Together with the happy-clappy songs, the tactic seemed to be simply to not mention the bits which are not fun, at least not until later when the poor unsuspecting victims of all the smiles were already ensnared, by which time it was much more difficult to extricate themselves. However, the figures for religious affiliation in the UK, over the last forty years, suggest that, as a strategy for arresting the decline in interest amongst the young, making religion fun was a dismal failure.
It's not that surprising, really. Religion never has been about fun. It's been about unconditionally obeying instructions, and, as far as I can see, it still is. The fact that the instructions are supposed to come from a god doesn't make them fun. And the fact that some things, which seem and feel like fun, are the subject of instructions which prohibit them doesn't add to the gaiety.

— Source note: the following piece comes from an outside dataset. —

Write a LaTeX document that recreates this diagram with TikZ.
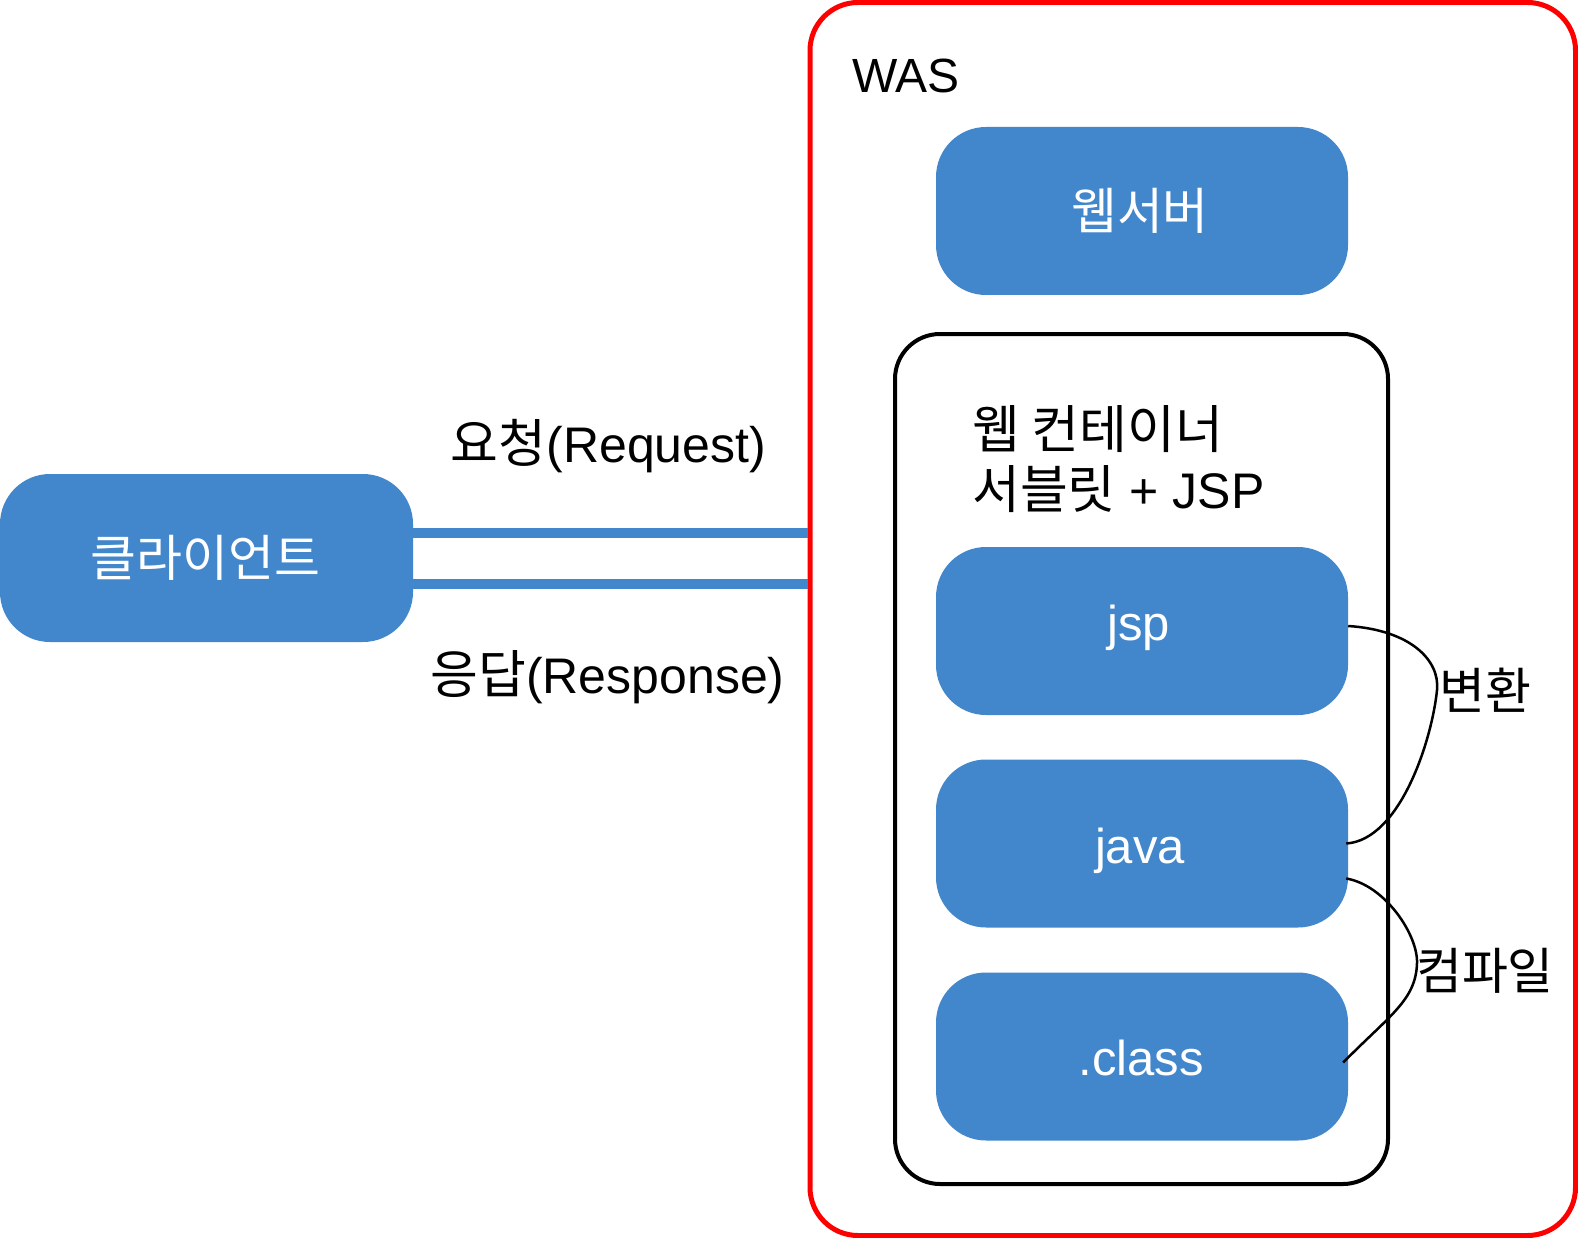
\documentclass[tikz,border=0pt]{standalone}
\usepackage{fontspec}
\setmainfont{Liberation Sans}
\newfontfamily\kr[Scale=1.04]{Noto Sans CJK KR}
\definecolor{boxblue}{RGB}{66,134,204}
\begin{document}
\begin{tikzpicture}[x=1pt,y=1pt,
  bluebox/.style={fill=boxblue, draw=none, rounded corners=50pt, minimum width=412pt, minimum height=168pt, inner sep=0pt},
  txt/.style={inner sep=0pt, font=\fontsize{48}{60}\selectfont},
  bigtxt/.style={inner sep=0pt, font=\fontsize{50}{60}\selectfont},
  wtxt/.style={txt, text=white},
  blueline/.style={draw=boxblue, line width=10pt},
  curveline/.style={draw=black, line width=2.5pt}]
\useasboundingbox (0,0) rectangle (1578,-1238);
% containers
\node[draw=red, line width=5pt, rounded corners=48pt, minimum width=765.5pt, minimum height=1233pt, inner sep=0pt] (was) at (1192.75,-619) {};
\node[draw=black, line width=4pt, rounded corners=45pt, minimum width=493pt, minimum height=850pt, inner sep=0pt] (cont) at (1141.5,-759) {};
% boxes
\node[bluebox, minimum width=413pt] (client) at (206.5,-558) {};
\node[bluebox] (web) at (1142,-211) {};
\node[bluebox] (jsp) at (1142,-631) {};
\node[bluebox] (java) at (1142,-843.5) {};
\node[bluebox] (class) at (1142,-1056.5) {};
% texts
\node[txt, anchor=base west] (wasl) at (852,-93) {WAS};
\node[wtxt] (clientl) at (205.5,-557.5) {\kr 클라이언트};
\node[wtxt] (webl) at (1140,-211) {\kr 웹서버};
\node[wtxt, font=\fontsize{49}{60}\selectfont, anchor=base] (jspl) at (1138.5,-640) {jsp};
\node[wtxt, font=\fontsize{49}{60}\selectfont, anchor=base] (javal) at (1140,-863) {java};
\node[wtxt, font=\fontsize{49}{60}\selectfont, anchor=base] (classl) at (1141,-1075) {.class};
\node[bigtxt, anchor=west, align=left] (contl) at (972,-459) {{\kr 웹 컨테이너}\\{\kr 서블릿} + JSP};
\node[bigtxt, anchor=base] (reql) at (608.5,-462) {{\kr 요청}(Request)};
\node[bigtxt, anchor=base] (resl) at (607.5,-693) {{\kr 응답}(Response)};
\node[txt] (convl) at (1485.5,-690.5) {\kr 변환};
\node[txt] (compl) at (1485,-970.5) {\kr 컴파일};
% connectors
\draw[blueline] (client.east |- 0,-533) -- (was.west |- 0,-533);
\draw[blueline] (client.east |- 0,-584) -- (was.west |- 0,-584);
\coordinate (c1s) at ([yshift=5pt]jsp.east);
\coordinate (c1m) at (1437,-690);
\coordinate (c1e) at ([xshift=-2pt]java.east);
\draw[curveline] (c1s) .. controls (1410,-630) and (1440,-660) .. (c1m)
  .. controls (1432,-740) and (1400,-840) .. (c1e);
\coordinate (c2s) at ([xshift=-2pt,yshift=-35pt]java.east);
\coordinate (c2m) at (1417,-963);
\coordinate (c2e) at ([xshift=-5pt,yshift=-6pt]class.east);
\draw[curveline] (c2s) .. controls (1385,-885) and (1418,-935) .. (c2m)
  .. controls (1416,-1000) and (1390,-1015) .. (c2e);
\end{tikzpicture}
\end{document}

I suppose it's an example of that saying "some people never learn"? But perhaps that's a little unfair to the man featured in the article I linked to above. After all, he's probably not had direct experience of the failures associated with previous attempts to make religion fun. For Ahtsham Ali, a cleric and the Prison Service's Muslim advisor, it probably feels like a bright new idea which is sorely needed in view of the numbers of young men in UK prisons who are considered, at least by him, to be Muslims.
It does make me wonder what they talk about at those interfaith dialogue meetings. Perhaps, assuming he attends, he never thought to mention his idea, and, consequently, was not given the benefit of the experience of the now aging groovy clerics whose efforts in the last century showed how ineffectual such initiatives tend to be.
But really, if he read his own words with some detachment, he should be able to see that making religion fun and putting more emphasis on teaching religious ethics, are two concepts which, when put together, will surely end in tears.